This is part of a five part series on a recent McKinsey series of article on lean manufacturing. Other posts in the series: Introduction, Public Sector Lean, Lean in IT, Lean in China, Lean in Finance.
Applying Lean to Application Development and Maintenance
Noah B. Kindler, Vasantha Krishnakanthan, and Ranjit Tinaikar discuss how lean manufacturing methods can be applied to IT activities, specifically application development and maintenance.
Although lean principles were originally developed for manufacturing environments, they are increasingly and successfully being applied to service businesses. Application development and maintenance is a prime candidate for lean methods not only because it involves a great many processes with the potential to be optimized but also because large differences in productivity among organizations suggest that some are far less efficient than others. In our experience, applying the principles of lean manufacturing to ADM can increase productivity by 20 to 40 percent while improving the quality and speed of execution.
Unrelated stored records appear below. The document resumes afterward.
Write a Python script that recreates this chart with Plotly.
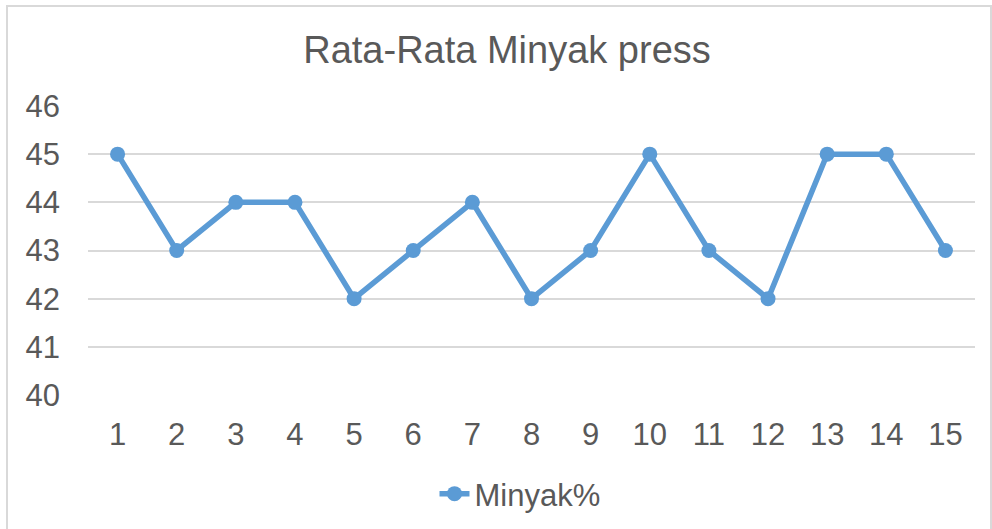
import plotly.graph_objects as go

categories = [str(i) for i in range(1, 16)]
minyak = [45, 43, 44, 44, 42, 43, 44, 42, 43, 45, 43, 42, 45, 45, 43]
series_name = "Minyak%"
title_text = "Rata-Rata Minyak press"
y_ticks = [40, 41, 42, 43, 44, 45, 46]

W, H = 992, 529
L, R, T, B = 88, 17, 106, 134
pw, ph = W - L - R, H - T - B

fig = go.Figure()
fig.add_trace(go.Scatter(
    x=categories, y=minyak, mode="lines+markers", name=series_name,
    line=dict(color="#5B9BD5", width=5.5),
    marker=dict(color="#5B9BD5", size=15),
))

font = "Liberation Sans, Arial, sans-serif"
fig.update_layout(
    width=W, height=H,
    margin=dict(l=L, r=R, t=T, b=B, autoexpand=False),
    paper_bgcolor="white", plot_bgcolor="white",
    font=dict(family=font, color="#595959", size=31),
    title=dict(text=title_text, x=507 / W, xanchor="center", y=1 - 50 / H, yanchor="middle",
               font=dict(size=38, color="#595959")),
    xaxis=dict(type="category", range=[-0.5, 14.5], showgrid=False, showline=False,
               zeroline=False, ticks="", tickfont=dict(size=31), ticklabelstandoff=18),
    yaxis=dict(range=[40, 46], tickvals=y_ticks, showgrid=True, gridcolor="#D9D9D9",
               gridwidth=1.5, zeroline=False, showline=False, ticks="",
               tickfont=dict(size=31), ticklabelstandoff=27),
    showlegend=True,
    legend=dict(orientation="h", x=(520 - L) / pw, xanchor="center", y=(395 - 494) / ph,
                yanchor="middle", font=dict(size=31)),
    shapes=[dict(type="rect", xref="paper", yref="paper",
                 x0=(7 - L) / pw, x1=(991 - L) / pw,
                 y0=(395 - 540) / ph, y1=1 + (T - 6) / ph,
                 line=dict(color="#D9D9D9", width=2), layer="below")],
)

fig.write_html("out.html", config={"displayModeBar": False},
               post_script="document.body.style.margin='0px';")
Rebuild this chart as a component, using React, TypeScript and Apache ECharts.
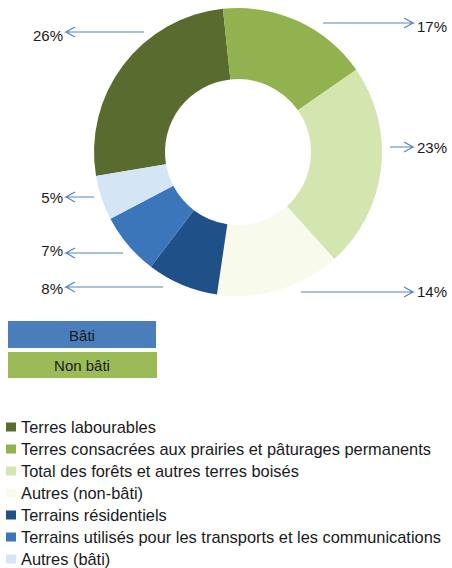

Similarly to the previous article, the authors do a good job of mapping traditional lean manufacturing to analogous attributes in IT.
Each category of waste in manufacturing has a counterpart in ADM, which can be thought of as a kind of factory that develops new applications according to business requirements. Changes to an application’s requirements are one common source of ADM waste, causing many of the classic varieties identified in lean: designers rework their specifications, coders wait for specifications to stabilize, testers overproduce as their testing environments have to be set up repeatedly, unmet requirements pile up in a large backlog. As in manufacturing, systematically eliminating these sources of waste improves the delivery time, quality, and efficiency of the ADM end product.
And then of course there are analogous methods to reduce those wastes.
Flow processing reduces overcapacity or excess inventory by aligning the rhythm of output with the flow of production. A release schedule helps prioritize projects, so it prevents the waste inherent in delays to accommodate new requests.
Load balancing forces the organization to make use of development staff across several locations, as well as outside vendors.
Standardization is common in most application-development organizations but can be more widely applied to reduce the waste that results when requirements are defined in an ad hoc way.
Segmentation of projects by complexity eliminates waste by helping managers to route projects to the proper resources and by avoiding unnecessary overhead for simple tasks.
Quality ownership should extend beyond the testing group to encompass the business, the designers, and the coders and testers. Unfortunately, in most application-development groups end-to-end quality ownership remains fragmented across multiple functional silos and is hardly ever tied to end-to-end performance incentives.
We’ve talked about applying lean to software development several times in the past. It can be difficult.
Applying lean to an application-development organization is a substantial transformation taking two to three years. From discussions with chief information officers (CIOs) and other executives at 30 companies across a range of industries, we have learned that three challenges are the most difficult to overcome: changing behavior, broadening the focus from specifics to general principles, and setting up the right incentives.
Those are the same types of challenges experienced by any organization going through a lean transformation. In fact, a two to three year timeframe is probably overly optimistic.